DATA PROVIDED —
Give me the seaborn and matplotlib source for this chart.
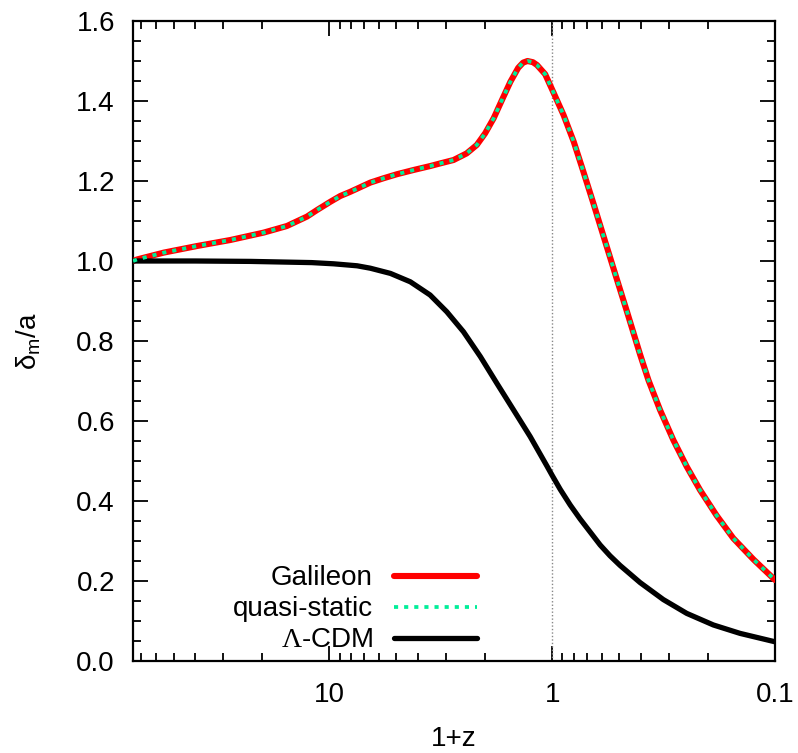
import numpy as np
import pandas as pd
import seaborn as sns
import matplotlib
matplotlib.use("Agg")
import matplotlib.pyplot as plt
from matplotlib.ticker import FixedLocator, LogLocator, MultipleLocator, NullFormatter, FormatStrFormatter

# values (x = 1+z, decreasing to the right)
gal_x = [76.0, 72.8, 55.3, 39.2, 27.8, 19.7, 15.5, 12.6, 11.35, 9.9, 8.93, 8.05, 6.55,
         5.7, 4.97, 4.19, 3.52, 3.18, 2.77, 2.42, 2.18, 2.0, 1.83, 1.68, 1.54, 1.42,
         1.35, 1.29, 1.22, 1.17, 1.075, 0.986, 0.889, 0.80, 0.724, 0.653, 0.589,
         0.513, 0.462, 0.403, 0.37, 0.328, 0.286, 0.249, 0.217, 0.183, 0.154,
         0.125, 0.1]
gal_y = [1.000, 1.004, 1.021, 1.0375, 1.0525, 1.071, 1.0875, 1.111, 1.1275, 1.148, 1.1625,
         1.173, 1.196, 1.207, 1.217, 1.2275, 1.2375, 1.244, 1.2525, 1.269, 1.29, 1.319,
         1.357, 1.4025, 1.448, 1.483, 1.496, 1.50, 1.497, 1.49, 1.467, 1.421, 1.365, 1.298,
         1.223, 1.144, 1.063, 0.955, 0.874, 0.766, 0.7025, 0.6275, 0.5525,
         0.486, 0.4275, 0.364, 0.307, 0.254, 0.2025]

# quasi-static solution lies on top of the full Galileon one
qs_x = list(gal_x)
qs_y = list(gal_y)

lcdm_x = [76.0, 40.0, 22.6, 12.0, 9.57, 7.5, 6.55, 5.32, 4.33, 3.53, 2.97, 2.50, 2.10,
          1.77, 1.49, 1.255, 1.057, 1.0, 0.92, 0.83, 0.749, 0.609, 0.55, 0.496, 0.403,
          0.317, 0.249, 0.189, 0.1435, 0.1]
lcdm_y = [1.000, 1.000, 0.999, 0.996, 0.993, 0.988, 0.982, 0.969, 0.948, 0.915, 0.873,
          0.823, 0.761, 0.694, 0.6275, 0.561, 0.488, 0.464, 0.429, 0.39, 0.355, 0.29,
          0.263, 0.239, 0.196, 0.1535, 0.119, 0.09, 0.069, 0.048]

xticks = [10, 1, 0.1]
xticklabels = ["10", "1", "0.1"]

sns.set_style("ticks")
plt.rcParams["font.family"] = ["Liberation Sans", "DejaVu Sans"]
plt.rcParams["mathtext.fontset"] = "custom"
plt.rcParams["mathtext.rm"] = "Liberation Sans"
plt.rcParams["mathtext.sf"] = "Liberation Serif"
plt.rcParams["text.color"] = "black"
plt.rcParams["axes.labelcolor"] = "black"
plt.rcParams["xtick.color"] = "black"
plt.rcParams["ytick.color"] = "black"
plt.rcParams["axes.edgecolor"] = "black"

fig = plt.figure(figsize=(7.98, 7.53), dpi=100)
ax = fig.add_axes([0.1667, 0.1222, 0.8045, 0.8499])

ax.axvline(1, color="#888888", lw=1.0, ls=(0, (1, 1.5)), zorder=1)

sns.lineplot(x=gal_x, y=gal_y, ax=ax, sort=False, estimator=None, color="#ff0000",
             lw=4.4, label="Galileon", zorder=3)
sns.lineplot(x=qs_x, y=qs_y, ax=ax, sort=False, estimator=None, color="#00ee99",
             lw=2.7, label="quasi-static", zorder=4)
sns.lineplot(x=lcdm_x, y=lcdm_y, ax=ax, sort=False, estimator=None, color="black",
             lw=3.8, label=r"$\mathsf{\Lambda}$-CDM", zorder=3)
ax.lines[2].set_linestyle((0, (1.1, 1.6)))
ax.lines[2].set_dash_capstyle("butt")
ax.lines[1].set_solid_joinstyle("round")
ax.lines[3].set_solid_joinstyle("round")

ax.set_xscale("log")
ax.set_xlim(76, 0.1)
ax.set_ylim(0, 1.6)

ax.xaxis.set_major_locator(FixedLocator(xticks))
ax.set_xticks(xticks)
ax.set_xticklabels(xticklabels)
ax.xaxis.set_minor_locator(LogLocator(base=10, subs=np.arange(2, 10), numticks=20))
ax.xaxis.set_minor_formatter(NullFormatter())
ax.yaxis.set_major_locator(MultipleLocator(0.2))
ax.yaxis.set_minor_locator(MultipleLocator(0.05))
ax.yaxis.set_major_formatter(FormatStrFormatter("%.1f"))

ax.tick_params(which="both", direction="in", top=True, right=True, width=1.3)
ax.tick_params(which="major", length=11)
ax.tick_params(which="minor", length=5.5)
ax.tick_params(axis="x", which="major", labelsize=20, pad=15)
ax.tick_params(axis="y", which="major", labelsize=20, pad=13)
for s in ax.spines.values():
    s.set_linewidth(1.6)

ax.set_xlabel("1+z", fontsize=20, labelpad=13)
ax.set_ylabel(r"δ$_\mathrm{m}$/a", fontsize=20, labelpad=24)

leg = ax.legend(loc="lower right", bbox_to_anchor=(0.536, 0.012), frameon=False,
                markerfirst=False, fontsize=20, handlelength=3.0, handletextpad=0.75,
                labelspacing=0.18, borderpad=0, borderaxespad=0)

fig.savefig("out.png", dpi=100)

PROBLEM —
Transcribe the full listing above exactly, with the images removed.

SOLUTION FOR THIS TASK —
Give me the seaborn and matplotlib source for this chart.
import numpy as np
import pandas as pd
import seaborn as sns
import matplotlib
matplotlib.use("Agg")
import matplotlib.pyplot as plt
from matplotlib.ticker import FixedLocator, LogLocator, MultipleLocator, NullFormatter, FormatStrFormatter

# values (x = 1+z, decreasing to the right)
gal_x = [76.0, 72.8, 55.3, 39.2, 27.8, 19.7, 15.5, 12.6, 11.35, 9.9, 8.93, 8.05, 6.55,
         5.7, 4.97, 4.19, 3.52, 3.18, 2.77, 2.42, 2.18, 2.0, 1.83, 1.68, 1.54, 1.42,
         1.35, 1.29, 1.22, 1.17, 1.075, 0.986, 0.889, 0.80, 0.724, 0.653, 0.589,
         0.513, 0.462, 0.403, 0.37, 0.328, 0.286, 0.249, 0.217, 0.183, 0.154,
         0.125, 0.1]
gal_y = [1.000, 1.004, 1.021, 1.0375, 1.0525, 1.071, 1.0875, 1.111, 1.1275, 1.148, 1.1625,
         1.173, 1.196, 1.207, 1.217, 1.2275, 1.2375, 1.244, 1.2525, 1.269, 1.29, 1.319,
         1.357, 1.4025, 1.448, 1.483, 1.496, 1.50, 1.497, 1.49, 1.467, 1.421, 1.365, 1.298,
         1.223, 1.144, 1.063, 0.955, 0.874, 0.766, 0.7025, 0.6275, 0.5525,
         0.486, 0.4275, 0.364, 0.307, 0.254, 0.2025]

# quasi-static solution lies on top of the full Galileon one
qs_x = list(gal_x)
qs_y = list(gal_y)

lcdm_x = [76.0, 40.0, 22.6, 12.0, 9.57, 7.5, 6.55, 5.32, 4.33, 3.53, 2.97, 2.50, 2.10,
          1.77, 1.49, 1.255, 1.057, 1.0, 0.92, 0.83, 0.749, 0.609, 0.55, 0.496, 0.403,
          0.317, 0.249, 0.189, 0.1435, 0.1]
lcdm_y = [1.000, 1.000, 0.999, 0.996, 0.993, 0.988, 0.982, 0.969, 0.948, 0.915, 0.873,
          0.823, 0.761, 0.694, 0.6275, 0.561, 0.488, 0.464, 0.429, 0.39, 0.355, 0.29,
          0.263, 0.239, 0.196, 0.1535, 0.119, 0.09, 0.069, 0.048]

xticks = [10, 1, 0.1]
xticklabels = ["10", "1", "0.1"]

sns.set_style("ticks")
plt.rcParams["font.family"] = ["Liberation Sans", "DejaVu Sans"]
plt.rcParams["mathtext.fontset"] = "custom"
plt.rcParams["mathtext.rm"] = "Liberation Sans"
plt.rcParams["mathtext.sf"] = "Liberation Serif"
plt.rcParams["text.color"] = "black"
plt.rcParams["axes.labelcolor"] = "black"
plt.rcParams["xtick.color"] = "black"
plt.rcParams["ytick.color"] = "black"
plt.rcParams["axes.edgecolor"] = "black"

fig = plt.figure(figsize=(7.98, 7.53), dpi=100)
ax = fig.add_axes([0.1667, 0.1222, 0.8045, 0.8499])

ax.axvline(1, color="#888888", lw=1.0, ls=(0, (1, 1.5)), zorder=1)

sns.lineplot(x=gal_x, y=gal_y, ax=ax, sort=False, estimator=None, color="#ff0000",
             lw=4.4, label="Galileon", zorder=3)
sns.lineplot(x=qs_x, y=qs_y, ax=ax, sort=False, estimator=None, color="#00ee99",
             lw=2.7, label="quasi-static", zorder=4)
sns.lineplot(x=lcdm_x, y=lcdm_y, ax=ax, sort=False, estimator=None, color="black",
             lw=3.8, label=r"$\mathsf{\Lambda}$-CDM", zorder=3)
ax.lines[2].set_linestyle((0, (1.1, 1.6)))
ax.lines[2].set_dash_capstyle("butt")
ax.lines[1].set_solid_joinstyle("round")
ax.lines[3].set_solid_joinstyle("round")

ax.set_xscale("log")
ax.set_xlim(76, 0.1)
ax.set_ylim(0, 1.6)

ax.xaxis.set_major_locator(FixedLocator(xticks))
ax.set_xticks(xticks)
ax.set_xticklabels(xticklabels)
ax.xaxis.set_minor_locator(LogLocator(base=10, subs=np.arange(2, 10), numticks=20))
ax.xaxis.set_minor_formatter(NullFormatter())
ax.yaxis.set_major_locator(MultipleLocator(0.2))
ax.yaxis.set_minor_locator(MultipleLocator(0.05))
ax.yaxis.set_major_formatter(FormatStrFormatter("%.1f"))

ax.tick_params(which="both", direction="in", top=True, right=True, width=1.3)
ax.tick_params(which="major", length=11)
ax.tick_params(which="minor", length=5.5)
ax.tick_params(axis="x", which="major", labelsize=20, pad=15)
ax.tick_params(axis="y", which="major", labelsize=20, pad=13)
for s in ax.spines.values():
    s.set_linewidth(1.6)

ax.set_xlabel("1+z", fontsize=20, labelpad=13)
ax.set_ylabel(r"δ$_\mathrm{m}$/a", fontsize=20, labelpad=24)

leg = ax.legend(loc="lower right", bbox_to_anchor=(0.536, 0.012), frameon=False,
                markerfirst=False, fontsize=20, handlelength=3.0, handletextpad=0.75,
                labelspacing=0.18, borderpad=0, borderaxespad=0)

fig.savefig("out.png", dpi=100)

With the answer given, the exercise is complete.